Jackson introduced the right of suffrage to White men and reconstructed many federal institutions. It was his policy to ensure the protection of the legal justice system and equal distribution of wealth between all classes of the society. He used his authorities to bound the state administrative system to work for the welfare of common men in America. However, his policies were fixated to give relief to the White majority group and he ignored the legal and social rights of Black Americans. Similarly, one of the most famous and debatable initiatives of “Manifest Destiny” was taken during his presidential term. In lieu of this idea, the White privilege was glorified and it was used as a hidden agenda to expand American control over the northern states and Latin American territories. The American nation had to pay the price of this illegal control in the form of Mexican-American war. They enforced their laws on the natives of Latin America (Griswold del Castillo, “Manifest Destiny”). Likewise, this act also promoted slavery in the northern states because of settlers. On the other hand, Latin Americans had to migrate to America for better future prospects.
Both at a social and economic level, the huge influx of immigrants from Latin America burdened the American economy. Likewise, due to huge collateral damage in the Mexican-American war, the government faced backlash from both the opposition and the nation. In the Jacksonian era, radicalization was introduced but it was again limited to White men. President Jackson could not abolish the racial practices and as a result, the civil liberties of African Americans were denied. He wanted to safeguard his term of office and refrained from introducing reforms since, in the highly stereotypical American society, it was against his political motives. During his term, agriculture was preferred over industries because the process of immigration resulted in more demand for food items. Likewise, capitalist ideology manifested itself among the nation and they invested their energies in free trade markets. The American invasion of Latin America also provided it with an established market to sell its goods there and depreciate other countries’ economies.

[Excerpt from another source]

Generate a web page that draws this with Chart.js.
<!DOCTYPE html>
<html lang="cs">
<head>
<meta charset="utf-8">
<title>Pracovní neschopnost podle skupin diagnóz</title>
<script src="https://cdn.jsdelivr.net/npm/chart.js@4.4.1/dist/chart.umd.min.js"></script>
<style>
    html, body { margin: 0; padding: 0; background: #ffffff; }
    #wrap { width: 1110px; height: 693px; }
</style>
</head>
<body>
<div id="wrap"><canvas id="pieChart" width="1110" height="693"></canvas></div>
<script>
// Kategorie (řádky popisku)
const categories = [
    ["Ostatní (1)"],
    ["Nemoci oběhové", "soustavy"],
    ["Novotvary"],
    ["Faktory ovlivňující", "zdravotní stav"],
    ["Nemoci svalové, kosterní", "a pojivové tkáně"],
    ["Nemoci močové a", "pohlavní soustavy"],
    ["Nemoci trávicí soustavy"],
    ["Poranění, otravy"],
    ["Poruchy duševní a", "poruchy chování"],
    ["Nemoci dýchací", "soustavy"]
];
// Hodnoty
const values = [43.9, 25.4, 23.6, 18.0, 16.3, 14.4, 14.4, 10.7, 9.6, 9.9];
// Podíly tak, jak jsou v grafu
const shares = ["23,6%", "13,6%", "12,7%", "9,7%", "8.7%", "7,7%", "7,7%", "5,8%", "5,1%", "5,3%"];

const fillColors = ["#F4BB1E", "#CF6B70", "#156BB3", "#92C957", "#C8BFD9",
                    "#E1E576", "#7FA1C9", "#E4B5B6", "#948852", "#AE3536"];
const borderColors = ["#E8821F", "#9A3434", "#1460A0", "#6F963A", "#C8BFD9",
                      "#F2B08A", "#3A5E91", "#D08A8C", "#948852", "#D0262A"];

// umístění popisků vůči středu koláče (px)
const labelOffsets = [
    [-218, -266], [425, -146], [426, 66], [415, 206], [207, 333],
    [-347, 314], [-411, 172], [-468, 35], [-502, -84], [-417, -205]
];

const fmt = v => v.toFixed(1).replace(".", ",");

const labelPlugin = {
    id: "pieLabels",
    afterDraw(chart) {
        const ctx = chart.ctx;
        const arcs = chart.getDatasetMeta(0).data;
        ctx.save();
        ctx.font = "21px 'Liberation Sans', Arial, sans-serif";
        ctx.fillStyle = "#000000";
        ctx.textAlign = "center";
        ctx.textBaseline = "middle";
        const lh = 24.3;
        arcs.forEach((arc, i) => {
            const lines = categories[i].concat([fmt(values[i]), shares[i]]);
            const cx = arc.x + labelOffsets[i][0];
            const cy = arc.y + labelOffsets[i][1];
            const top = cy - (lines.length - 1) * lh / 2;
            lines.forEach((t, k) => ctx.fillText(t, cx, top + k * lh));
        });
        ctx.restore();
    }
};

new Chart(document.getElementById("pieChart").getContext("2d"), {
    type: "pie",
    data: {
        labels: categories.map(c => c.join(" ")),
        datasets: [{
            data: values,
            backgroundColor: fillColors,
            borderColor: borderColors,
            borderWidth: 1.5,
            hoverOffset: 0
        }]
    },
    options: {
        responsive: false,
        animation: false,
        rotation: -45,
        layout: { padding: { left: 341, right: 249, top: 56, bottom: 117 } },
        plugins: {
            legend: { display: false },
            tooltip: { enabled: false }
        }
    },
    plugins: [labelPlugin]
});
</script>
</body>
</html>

Jackson was against the banking system and strongly opposed it in these words, “The bank is trying to kill me, but I will kill it!” (Parton, 1863, pg. 50) and he did the exact same by creating state banks in place of the Second National Bank. He wanted to shift to the earlier practices of using gold and silver metals for a bargain. Moreover, he used military forces to evacuate the lands where native Cherokees were living. Similarly, in his attempt at civilizing the native Indian Americans, he forced the tribes to send their children in specific hostels which were structured to teach them about Modern American values. However, in reality, such practices were just an excuse to kill the separate identity of the Cherokees. The famous slogan “Kill the Indian, save the man” unmasked the hidden political and economic manipulation of the Jacksonian democracy (Remini, 2013). He snubbed their legal control over their native lands and in a way, colonized them by forcing them to assimilate in the American culture.
The presidential term of Andrew Jackson centered on the democratic rule and improved the legal justice system for the American nation but he ignored the rights of Black Americans. He prioritized his political interests over morality and his policies resulted in the Mexican-American war and the cultural erosion of Indian Americans. His policy of rejecting the banking system further increased debts and after half a decade, resulted in the Great Depression.
Griswold del Castillo, Richard. “Manifest Destiny: The Mexican-American War and the Treaty of Guadalupe Hidalgo.” Southwestern Journal of Law and Trade in the Americas 5 (1998): 31.
Parton, James. Life of Andrew Jackson. Mason brothers, 1863.
Remini, Robert V. Andrew Jackson: The Course of American Democracy, 1833-1845. JHU Press, 2013.